*EXERCISE TASK:* Quote word for word the lines below, beginning with the first and ending with the one that has "0.016, 0.027, 0.005]". Drop the pictures.

┄┄┄┄┄┄┄┄┄┄┄┄┄┄┄┄┄┄┄┄

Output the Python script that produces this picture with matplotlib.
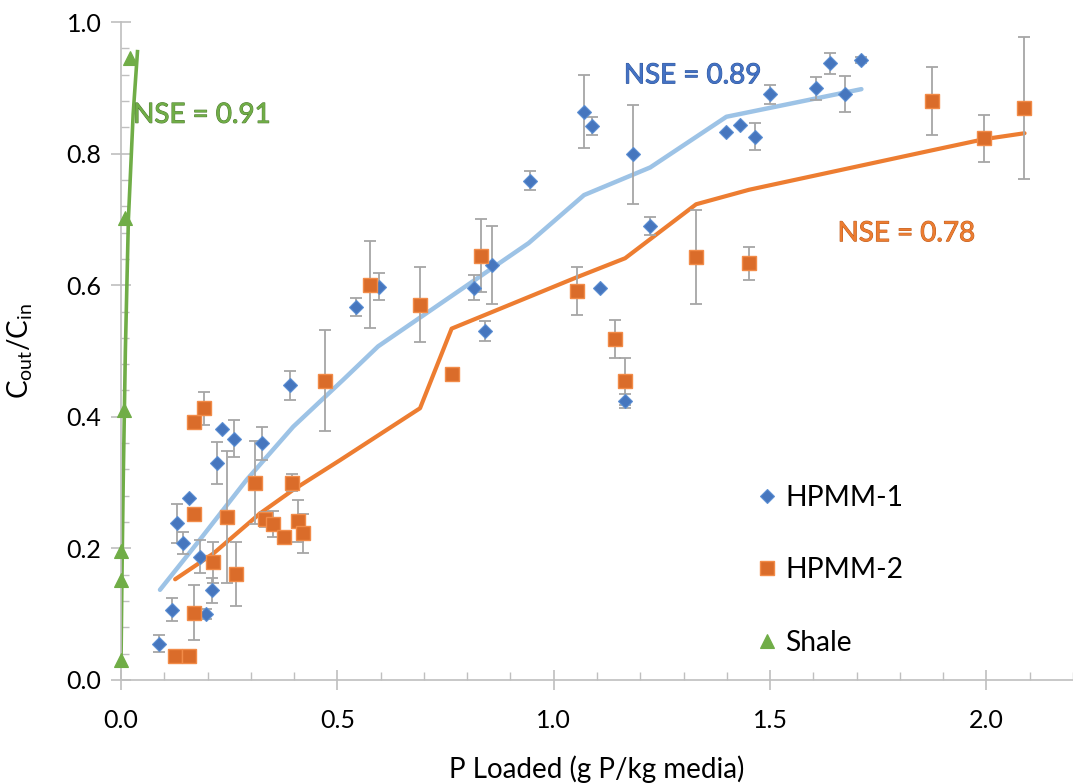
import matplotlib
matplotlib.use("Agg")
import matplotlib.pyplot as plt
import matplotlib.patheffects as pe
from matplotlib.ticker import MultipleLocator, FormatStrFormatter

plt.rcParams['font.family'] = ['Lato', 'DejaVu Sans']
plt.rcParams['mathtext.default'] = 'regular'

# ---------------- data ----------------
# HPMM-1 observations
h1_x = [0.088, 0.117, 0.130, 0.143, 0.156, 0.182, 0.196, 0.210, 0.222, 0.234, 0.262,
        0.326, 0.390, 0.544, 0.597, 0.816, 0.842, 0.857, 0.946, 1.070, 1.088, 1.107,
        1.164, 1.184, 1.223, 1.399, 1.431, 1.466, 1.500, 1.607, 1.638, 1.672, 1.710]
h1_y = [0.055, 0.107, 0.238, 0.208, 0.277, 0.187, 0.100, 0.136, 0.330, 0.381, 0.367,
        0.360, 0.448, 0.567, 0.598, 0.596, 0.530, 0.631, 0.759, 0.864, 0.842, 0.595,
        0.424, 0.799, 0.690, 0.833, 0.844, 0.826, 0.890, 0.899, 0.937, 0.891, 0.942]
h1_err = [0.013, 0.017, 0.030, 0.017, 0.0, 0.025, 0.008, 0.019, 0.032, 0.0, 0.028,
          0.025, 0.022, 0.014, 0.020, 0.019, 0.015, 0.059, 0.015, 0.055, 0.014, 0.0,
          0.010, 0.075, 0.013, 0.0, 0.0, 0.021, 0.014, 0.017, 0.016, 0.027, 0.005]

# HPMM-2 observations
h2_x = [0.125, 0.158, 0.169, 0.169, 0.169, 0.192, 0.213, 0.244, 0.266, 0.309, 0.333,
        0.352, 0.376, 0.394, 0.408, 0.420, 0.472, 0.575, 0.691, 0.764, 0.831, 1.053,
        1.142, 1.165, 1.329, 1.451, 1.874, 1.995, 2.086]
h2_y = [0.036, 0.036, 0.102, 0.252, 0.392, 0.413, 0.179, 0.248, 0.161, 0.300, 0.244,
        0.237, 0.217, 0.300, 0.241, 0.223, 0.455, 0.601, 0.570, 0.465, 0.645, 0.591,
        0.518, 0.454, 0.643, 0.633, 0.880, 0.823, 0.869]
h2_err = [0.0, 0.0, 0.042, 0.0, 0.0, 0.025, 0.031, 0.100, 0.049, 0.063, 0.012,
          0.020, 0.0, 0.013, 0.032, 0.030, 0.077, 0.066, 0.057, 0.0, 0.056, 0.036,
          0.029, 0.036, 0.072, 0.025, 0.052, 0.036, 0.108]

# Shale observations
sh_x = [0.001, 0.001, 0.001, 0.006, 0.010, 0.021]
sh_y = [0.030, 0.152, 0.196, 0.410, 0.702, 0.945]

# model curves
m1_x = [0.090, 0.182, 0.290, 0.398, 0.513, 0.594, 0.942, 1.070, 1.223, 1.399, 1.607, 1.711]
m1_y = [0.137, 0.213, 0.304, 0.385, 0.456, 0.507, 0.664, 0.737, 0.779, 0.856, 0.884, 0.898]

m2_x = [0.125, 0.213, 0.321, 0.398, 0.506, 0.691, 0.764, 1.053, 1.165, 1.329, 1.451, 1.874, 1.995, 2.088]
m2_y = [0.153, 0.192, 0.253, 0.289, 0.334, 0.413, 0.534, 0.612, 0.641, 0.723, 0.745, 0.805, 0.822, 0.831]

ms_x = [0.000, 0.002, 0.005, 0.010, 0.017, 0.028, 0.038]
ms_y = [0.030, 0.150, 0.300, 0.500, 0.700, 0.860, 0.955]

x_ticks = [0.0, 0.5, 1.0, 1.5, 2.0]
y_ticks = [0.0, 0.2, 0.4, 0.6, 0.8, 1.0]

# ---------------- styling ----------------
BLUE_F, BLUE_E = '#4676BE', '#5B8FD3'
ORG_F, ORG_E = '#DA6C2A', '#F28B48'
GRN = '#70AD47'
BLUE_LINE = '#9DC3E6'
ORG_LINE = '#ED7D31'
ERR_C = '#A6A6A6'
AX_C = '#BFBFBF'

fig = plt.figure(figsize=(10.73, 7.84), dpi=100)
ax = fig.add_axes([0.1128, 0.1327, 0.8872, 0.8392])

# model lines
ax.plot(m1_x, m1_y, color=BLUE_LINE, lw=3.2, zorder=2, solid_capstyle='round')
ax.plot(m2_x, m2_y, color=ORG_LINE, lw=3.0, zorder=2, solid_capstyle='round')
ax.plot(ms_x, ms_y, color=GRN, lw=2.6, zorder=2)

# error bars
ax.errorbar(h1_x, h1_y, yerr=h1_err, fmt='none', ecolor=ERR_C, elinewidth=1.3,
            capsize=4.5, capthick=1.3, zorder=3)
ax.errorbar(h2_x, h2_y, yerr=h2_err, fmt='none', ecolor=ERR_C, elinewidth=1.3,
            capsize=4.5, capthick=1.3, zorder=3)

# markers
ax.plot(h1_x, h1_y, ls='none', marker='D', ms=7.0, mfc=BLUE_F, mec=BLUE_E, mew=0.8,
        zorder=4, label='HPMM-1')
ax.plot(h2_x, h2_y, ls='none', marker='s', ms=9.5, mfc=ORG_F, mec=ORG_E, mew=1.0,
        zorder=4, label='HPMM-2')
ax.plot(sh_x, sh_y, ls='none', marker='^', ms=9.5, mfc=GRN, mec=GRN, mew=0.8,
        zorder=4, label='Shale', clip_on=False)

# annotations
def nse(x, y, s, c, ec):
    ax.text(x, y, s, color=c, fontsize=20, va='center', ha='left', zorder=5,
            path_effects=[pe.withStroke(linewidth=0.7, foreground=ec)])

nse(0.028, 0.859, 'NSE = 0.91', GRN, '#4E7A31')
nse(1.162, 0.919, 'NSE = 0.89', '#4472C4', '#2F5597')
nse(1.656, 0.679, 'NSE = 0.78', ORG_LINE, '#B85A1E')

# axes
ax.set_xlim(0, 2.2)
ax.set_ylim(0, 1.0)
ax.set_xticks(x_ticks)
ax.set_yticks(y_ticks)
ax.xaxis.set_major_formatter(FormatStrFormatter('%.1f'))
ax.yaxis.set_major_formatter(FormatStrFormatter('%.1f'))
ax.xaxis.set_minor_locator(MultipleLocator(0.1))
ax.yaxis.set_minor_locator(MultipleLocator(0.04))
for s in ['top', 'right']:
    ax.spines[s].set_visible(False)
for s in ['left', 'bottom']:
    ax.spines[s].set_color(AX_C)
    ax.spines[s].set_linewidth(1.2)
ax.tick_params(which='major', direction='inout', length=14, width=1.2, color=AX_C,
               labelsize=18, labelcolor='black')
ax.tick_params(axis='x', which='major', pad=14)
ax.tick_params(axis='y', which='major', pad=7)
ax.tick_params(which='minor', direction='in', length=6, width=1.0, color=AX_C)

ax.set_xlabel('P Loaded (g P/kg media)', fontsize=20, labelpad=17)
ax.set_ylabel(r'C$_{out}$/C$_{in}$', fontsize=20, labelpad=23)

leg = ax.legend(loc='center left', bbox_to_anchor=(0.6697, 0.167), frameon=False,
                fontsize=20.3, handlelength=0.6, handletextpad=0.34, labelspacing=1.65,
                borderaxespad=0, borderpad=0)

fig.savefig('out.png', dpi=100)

┄┄┄┄┄┄┄┄┄┄┄┄┄┄┄┄┄┄┄┄

*SOLVED PROBLEM:*
Output the Python script that produces this picture with matplotlib.
import matplotlib
matplotlib.use("Agg")
import matplotlib.pyplot as plt
import matplotlib.patheffects as pe
from matplotlib.ticker import MultipleLocator, FormatStrFormatter

plt.rcParams['font.family'] = ['Lato', 'DejaVu Sans']
plt.rcParams['mathtext.default'] = 'regular'

# ---------------- data ----------------
# HPMM-1 observations
h1_x = [0.088, 0.117, 0.130, 0.143, 0.156, 0.182, 0.196, 0.210, 0.222, 0.234, 0.262,
        0.326, 0.390, 0.544, 0.597, 0.816, 0.842, 0.857, 0.946, 1.070, 1.088, 1.107,
        1.164, 1.184, 1.223, 1.399, 1.431, 1.466, 1.500, 1.607, 1.638, 1.672, 1.710]
h1_y = [0.055, 0.107, 0.238, 0.208, 0.277, 0.187, 0.100, 0.136, 0.330, 0.381, 0.367,
        0.360, 0.448, 0.567, 0.598, 0.596, 0.530, 0.631, 0.759, 0.864, 0.842, 0.595,
        0.424, 0.799, 0.690, 0.833, 0.844, 0.826, 0.890, 0.899, 0.937, 0.891, 0.942]
h1_err = [0.013, 0.017, 0.030, 0.017, 0.0, 0.025, 0.008, 0.019, 0.032, 0.0, 0.028,
          0.025, 0.022, 0.014, 0.020, 0.019, 0.015, 0.059, 0.015, 0.055, 0.014, 0.0,
          0.010, 0.075, 0.013, 0.0, 0.0, 0.021, 0.014, 0.017, 0.016, 0.027, 0.005]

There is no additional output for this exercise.